HOUSTON (ICIS)–The US Environmental Protection Agency (EPA) is considering removing several proposals it made following an explosion of a fertilizer distribution centre in West, Texas.
These proposals were made to the EPA’s Risk Management Program (RMP), which outlined the steps that chemical plants needed to take to prevent spills and similar accidents. The EPA issued the proposals in January 2017 in response to the West explosion in 2013, which killed 15 and injured more than 200.
The EPA has repeatedly delayed the implementation of the proposals. A coalition of trade groups that included the American Chemistry Council (ACC), the American Petroleum Institute (API) and the American Fuel & Petrochemical Manufacturers (AFPM) filed a petition that asked the EPA to reconsider the proposals.
The Chemical Safety Advocacy Group (CSAG) also filed a petition.

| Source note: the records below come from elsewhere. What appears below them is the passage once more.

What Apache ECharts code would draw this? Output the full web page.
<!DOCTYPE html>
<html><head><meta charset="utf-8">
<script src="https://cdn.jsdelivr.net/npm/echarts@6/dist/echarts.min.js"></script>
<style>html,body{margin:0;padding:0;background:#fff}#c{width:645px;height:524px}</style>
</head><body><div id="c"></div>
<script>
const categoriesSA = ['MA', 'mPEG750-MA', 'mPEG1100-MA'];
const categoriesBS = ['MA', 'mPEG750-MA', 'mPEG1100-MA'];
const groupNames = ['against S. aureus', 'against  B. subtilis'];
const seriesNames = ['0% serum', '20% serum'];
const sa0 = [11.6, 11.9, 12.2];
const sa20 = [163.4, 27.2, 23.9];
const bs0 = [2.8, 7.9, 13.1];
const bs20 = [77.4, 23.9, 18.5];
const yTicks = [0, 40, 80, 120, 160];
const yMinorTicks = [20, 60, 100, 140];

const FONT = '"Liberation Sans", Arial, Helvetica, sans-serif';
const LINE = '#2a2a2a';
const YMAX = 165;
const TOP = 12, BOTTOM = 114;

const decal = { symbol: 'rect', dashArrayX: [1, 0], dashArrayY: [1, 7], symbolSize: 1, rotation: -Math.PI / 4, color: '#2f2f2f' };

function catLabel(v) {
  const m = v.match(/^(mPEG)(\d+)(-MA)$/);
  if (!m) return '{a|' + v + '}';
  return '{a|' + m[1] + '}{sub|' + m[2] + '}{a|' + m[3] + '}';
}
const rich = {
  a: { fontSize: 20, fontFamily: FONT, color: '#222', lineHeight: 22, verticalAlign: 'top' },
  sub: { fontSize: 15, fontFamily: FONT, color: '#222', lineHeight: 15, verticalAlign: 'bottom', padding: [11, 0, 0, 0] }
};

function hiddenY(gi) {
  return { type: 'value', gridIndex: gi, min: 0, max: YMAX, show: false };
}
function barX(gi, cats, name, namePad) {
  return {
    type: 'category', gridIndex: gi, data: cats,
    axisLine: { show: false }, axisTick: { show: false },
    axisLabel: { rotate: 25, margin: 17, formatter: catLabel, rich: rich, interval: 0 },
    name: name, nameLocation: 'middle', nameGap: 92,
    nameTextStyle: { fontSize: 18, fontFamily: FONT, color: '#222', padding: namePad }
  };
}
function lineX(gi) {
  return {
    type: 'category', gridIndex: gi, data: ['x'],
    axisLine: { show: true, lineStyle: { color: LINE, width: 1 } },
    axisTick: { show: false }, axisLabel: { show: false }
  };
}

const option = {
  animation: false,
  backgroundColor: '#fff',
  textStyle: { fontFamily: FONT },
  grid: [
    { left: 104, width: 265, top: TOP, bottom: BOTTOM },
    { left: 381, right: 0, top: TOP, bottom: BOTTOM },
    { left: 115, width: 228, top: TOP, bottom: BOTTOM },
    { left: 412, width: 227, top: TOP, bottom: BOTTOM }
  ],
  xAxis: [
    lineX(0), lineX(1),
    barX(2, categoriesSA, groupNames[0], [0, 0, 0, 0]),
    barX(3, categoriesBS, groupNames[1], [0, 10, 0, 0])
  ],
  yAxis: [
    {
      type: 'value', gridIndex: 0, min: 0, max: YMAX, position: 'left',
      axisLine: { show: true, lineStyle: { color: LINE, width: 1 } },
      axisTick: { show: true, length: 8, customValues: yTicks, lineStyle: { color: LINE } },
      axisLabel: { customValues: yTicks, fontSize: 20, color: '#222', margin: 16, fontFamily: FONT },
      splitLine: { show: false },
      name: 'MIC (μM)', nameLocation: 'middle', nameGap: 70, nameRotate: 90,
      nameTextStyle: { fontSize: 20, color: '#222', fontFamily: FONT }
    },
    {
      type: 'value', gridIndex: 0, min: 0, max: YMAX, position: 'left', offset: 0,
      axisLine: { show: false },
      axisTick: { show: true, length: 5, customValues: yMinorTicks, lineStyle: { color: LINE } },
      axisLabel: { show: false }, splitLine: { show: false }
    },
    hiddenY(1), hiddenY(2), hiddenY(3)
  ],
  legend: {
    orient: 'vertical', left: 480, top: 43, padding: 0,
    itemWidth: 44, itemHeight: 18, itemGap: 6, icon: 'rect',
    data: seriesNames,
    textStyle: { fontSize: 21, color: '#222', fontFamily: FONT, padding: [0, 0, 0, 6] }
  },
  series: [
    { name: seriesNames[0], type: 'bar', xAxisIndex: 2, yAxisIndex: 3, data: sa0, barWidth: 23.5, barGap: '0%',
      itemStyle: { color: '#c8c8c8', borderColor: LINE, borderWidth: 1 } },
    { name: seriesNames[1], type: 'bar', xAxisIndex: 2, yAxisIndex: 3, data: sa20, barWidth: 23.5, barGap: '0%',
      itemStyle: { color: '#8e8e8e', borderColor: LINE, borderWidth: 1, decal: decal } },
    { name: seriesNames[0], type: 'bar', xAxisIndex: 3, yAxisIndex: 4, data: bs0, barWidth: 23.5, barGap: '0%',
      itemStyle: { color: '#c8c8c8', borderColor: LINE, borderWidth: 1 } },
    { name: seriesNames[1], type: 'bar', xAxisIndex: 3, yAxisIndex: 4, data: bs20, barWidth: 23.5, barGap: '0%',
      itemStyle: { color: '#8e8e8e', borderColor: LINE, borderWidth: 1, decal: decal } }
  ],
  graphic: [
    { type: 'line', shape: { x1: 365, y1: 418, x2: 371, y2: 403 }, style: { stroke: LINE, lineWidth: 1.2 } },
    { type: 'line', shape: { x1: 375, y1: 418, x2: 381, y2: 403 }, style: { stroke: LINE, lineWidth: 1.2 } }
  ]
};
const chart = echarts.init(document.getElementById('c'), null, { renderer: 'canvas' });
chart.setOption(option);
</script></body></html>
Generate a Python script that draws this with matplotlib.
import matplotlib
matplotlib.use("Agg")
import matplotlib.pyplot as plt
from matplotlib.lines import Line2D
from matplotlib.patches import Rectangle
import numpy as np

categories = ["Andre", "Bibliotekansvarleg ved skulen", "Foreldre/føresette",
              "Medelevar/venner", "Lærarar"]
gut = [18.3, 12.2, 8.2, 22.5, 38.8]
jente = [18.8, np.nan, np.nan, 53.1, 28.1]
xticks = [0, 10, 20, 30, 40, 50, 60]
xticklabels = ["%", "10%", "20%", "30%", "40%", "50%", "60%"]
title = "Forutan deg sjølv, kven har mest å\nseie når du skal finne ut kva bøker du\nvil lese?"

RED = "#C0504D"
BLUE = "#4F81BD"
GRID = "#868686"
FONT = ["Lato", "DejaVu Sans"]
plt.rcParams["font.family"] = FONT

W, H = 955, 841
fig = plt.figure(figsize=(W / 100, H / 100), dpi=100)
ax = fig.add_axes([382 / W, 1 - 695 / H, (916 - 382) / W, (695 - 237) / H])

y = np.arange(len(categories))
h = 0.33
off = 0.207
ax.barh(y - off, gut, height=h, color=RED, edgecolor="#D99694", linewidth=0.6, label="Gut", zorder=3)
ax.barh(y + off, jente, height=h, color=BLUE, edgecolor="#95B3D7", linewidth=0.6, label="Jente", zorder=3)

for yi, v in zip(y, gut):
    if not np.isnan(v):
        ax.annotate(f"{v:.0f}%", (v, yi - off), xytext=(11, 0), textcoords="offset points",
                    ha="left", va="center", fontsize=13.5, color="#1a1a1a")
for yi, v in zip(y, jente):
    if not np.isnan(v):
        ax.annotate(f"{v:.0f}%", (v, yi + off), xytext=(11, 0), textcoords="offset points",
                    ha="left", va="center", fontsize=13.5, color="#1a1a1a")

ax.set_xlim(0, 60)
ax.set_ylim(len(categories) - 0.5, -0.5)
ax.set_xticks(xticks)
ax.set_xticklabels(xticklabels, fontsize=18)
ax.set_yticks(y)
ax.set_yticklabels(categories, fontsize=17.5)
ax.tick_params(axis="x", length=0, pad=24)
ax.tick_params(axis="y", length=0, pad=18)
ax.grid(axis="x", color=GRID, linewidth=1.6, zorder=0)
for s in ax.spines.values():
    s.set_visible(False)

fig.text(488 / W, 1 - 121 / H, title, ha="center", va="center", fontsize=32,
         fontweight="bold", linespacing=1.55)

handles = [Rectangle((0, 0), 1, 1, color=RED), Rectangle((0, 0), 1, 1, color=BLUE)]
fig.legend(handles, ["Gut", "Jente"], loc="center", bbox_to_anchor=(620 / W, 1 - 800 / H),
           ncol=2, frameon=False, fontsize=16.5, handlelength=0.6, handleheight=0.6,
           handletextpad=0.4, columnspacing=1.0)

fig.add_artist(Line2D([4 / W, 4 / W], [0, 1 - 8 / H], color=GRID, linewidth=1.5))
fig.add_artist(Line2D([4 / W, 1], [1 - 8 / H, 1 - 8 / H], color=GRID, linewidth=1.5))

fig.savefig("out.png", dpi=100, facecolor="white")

On Thursday, the EPA said it could rescind several of the proposals it made back in January 2017.
Many of these proposals relate to companies analysing safer technology for their chemical plants and investigating accidents. Others involve requirements for companies to investigate accidents and to share chemica-hazard information.
The other changes that the EPA wants to make can be found here.
The regulator is considering the changes to save money. It said about 12,500 plants have filed RMPs with the EPA. Rescinding the proposals could save these plants $88m/year, the EPA said. Most of the savings would come from the safer-technology proposals.
The EPA wants to keep other proposals it made in January 2017, specifically those that cover chemical plants coordinating with firefighters and other emergency-response teams.